◆ **WHAT IS BEING ASKED**
Output every line of the material exactly, omitting images.

◆ ◆ ◆ ◆ ◆

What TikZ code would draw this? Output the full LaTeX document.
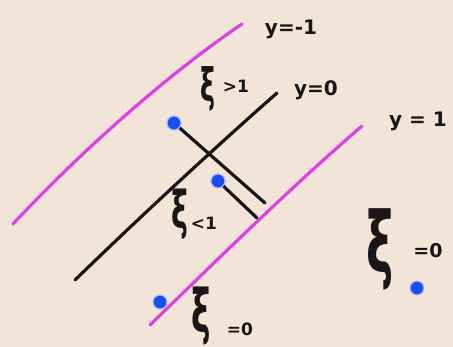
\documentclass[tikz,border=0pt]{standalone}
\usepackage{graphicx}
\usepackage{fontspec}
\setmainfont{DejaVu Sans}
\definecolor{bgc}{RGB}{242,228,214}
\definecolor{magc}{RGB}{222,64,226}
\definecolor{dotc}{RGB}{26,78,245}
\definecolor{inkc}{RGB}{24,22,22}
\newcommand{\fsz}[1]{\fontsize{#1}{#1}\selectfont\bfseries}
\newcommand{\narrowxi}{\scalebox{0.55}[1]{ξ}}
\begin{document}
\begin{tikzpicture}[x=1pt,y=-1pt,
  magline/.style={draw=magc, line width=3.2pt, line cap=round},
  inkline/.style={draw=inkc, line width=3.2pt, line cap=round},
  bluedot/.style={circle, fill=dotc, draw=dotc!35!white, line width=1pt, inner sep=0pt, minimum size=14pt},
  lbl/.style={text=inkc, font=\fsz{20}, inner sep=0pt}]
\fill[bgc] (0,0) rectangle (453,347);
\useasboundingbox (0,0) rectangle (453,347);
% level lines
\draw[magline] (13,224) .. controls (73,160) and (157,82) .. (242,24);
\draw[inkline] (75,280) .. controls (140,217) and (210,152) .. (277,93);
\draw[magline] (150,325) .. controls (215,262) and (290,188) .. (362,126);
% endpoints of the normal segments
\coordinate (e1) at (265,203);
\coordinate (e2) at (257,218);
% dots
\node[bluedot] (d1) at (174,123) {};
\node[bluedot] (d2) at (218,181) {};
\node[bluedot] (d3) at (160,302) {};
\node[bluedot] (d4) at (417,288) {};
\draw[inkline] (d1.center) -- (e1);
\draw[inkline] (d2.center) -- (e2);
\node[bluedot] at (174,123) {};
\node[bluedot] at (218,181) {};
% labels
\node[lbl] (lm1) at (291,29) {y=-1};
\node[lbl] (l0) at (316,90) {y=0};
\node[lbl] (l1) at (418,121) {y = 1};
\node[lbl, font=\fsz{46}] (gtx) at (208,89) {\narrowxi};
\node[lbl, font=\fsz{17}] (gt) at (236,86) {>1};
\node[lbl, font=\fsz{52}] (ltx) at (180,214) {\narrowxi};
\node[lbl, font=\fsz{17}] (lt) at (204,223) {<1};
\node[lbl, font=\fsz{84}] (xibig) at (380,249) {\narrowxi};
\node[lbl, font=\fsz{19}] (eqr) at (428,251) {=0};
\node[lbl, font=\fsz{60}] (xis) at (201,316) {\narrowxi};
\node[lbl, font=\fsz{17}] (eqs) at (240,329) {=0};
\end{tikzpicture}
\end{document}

◆ ◆ ◆ ◆ ◆

◆ **FULL ANSWER**
What TikZ code would draw this? Output the full LaTeX document.
\documentclass[tikz,border=0pt]{standalone}
\usepackage{graphicx}
\usepackage{fontspec}
\setmainfont{DejaVu Sans}
\definecolor{bgc}{RGB}{242,228,214}
\definecolor{magc}{RGB}{222,64,226}
\definecolor{dotc}{RGB}{26,78,245}
\definecolor{inkc}{RGB}{24,22,22}
\newcommand{\fsz}[1]{\fontsize{#1}{#1}\selectfont\bfseries}
\newcommand{\narrowxi}{\scalebox{0.55}[1]{ξ}}
\begin{document}
\begin{tikzpicture}[x=1pt,y=-1pt,
  magline/.style={draw=magc, line width=3.2pt, line cap=round},
  inkline/.style={draw=inkc, line width=3.2pt, line cap=round},
  bluedot/.style={circle, fill=dotc, draw=dotc!35!white, line width=1pt, inner sep=0pt, minimum size=14pt},
  lbl/.style={text=inkc, font=\fsz{20}, inner sep=0pt}]
\fill[bgc] (0,0) rectangle (453,347);
\useasboundingbox (0,0) rectangle (453,347);
% level lines
\draw[magline] (13,224) .. controls (73,160) and (157,82) .. (242,24);
\draw[inkline] (75,280) .. controls (140,217) and (210,152) .. (277,93);
\draw[magline] (150,325) .. controls (215,262) and (290,188) .. (362,126);
% endpoints of the normal segments
\coordinate (e1) at (265,203);
\coordinate (e2) at (257,218);
% dots
\node[bluedot] (d1) at (174,123) {};
\node[bluedot] (d2) at (218,181) {};
\node[bluedot] (d3) at (160,302) {};
\node[bluedot] (d4) at (417,288) {};
\draw[inkline] (d1.center) -- (e1);
\draw[inkline] (d2.center) -- (e2);
\node[bluedot] at (174,123) {};
\node[bluedot] at (218,181) {};
% labels
\node[lbl] (lm1) at (291,29) {y=-1};
\node[lbl] (l0) at (316,90) {y=0};
\node[lbl] (l1) at (418,121) {y = 1};
\node[lbl, font=\fsz{46}] (gtx) at (208,89) {\narrowxi};
\node[lbl, font=\fsz{17}] (gt) at (236,86) {>1};
\node[lbl, font=\fsz{52}] (ltx) at (180,214) {\narrowxi};
\node[lbl, font=\fsz{17}] (lt) at (204,223) {<1};
\node[lbl, font=\fsz{84}] (xibig) at (380,249) {\narrowxi};
\node[lbl, font=\fsz{19}] (eqr) at (428,251) {=0};
\node[lbl, font=\fsz{60}] (xis) at (201,316) {\narrowxi};
\node[lbl, font=\fsz{17}] (eqs) at (240,329) {=0};
\end{tikzpicture}
\end{document}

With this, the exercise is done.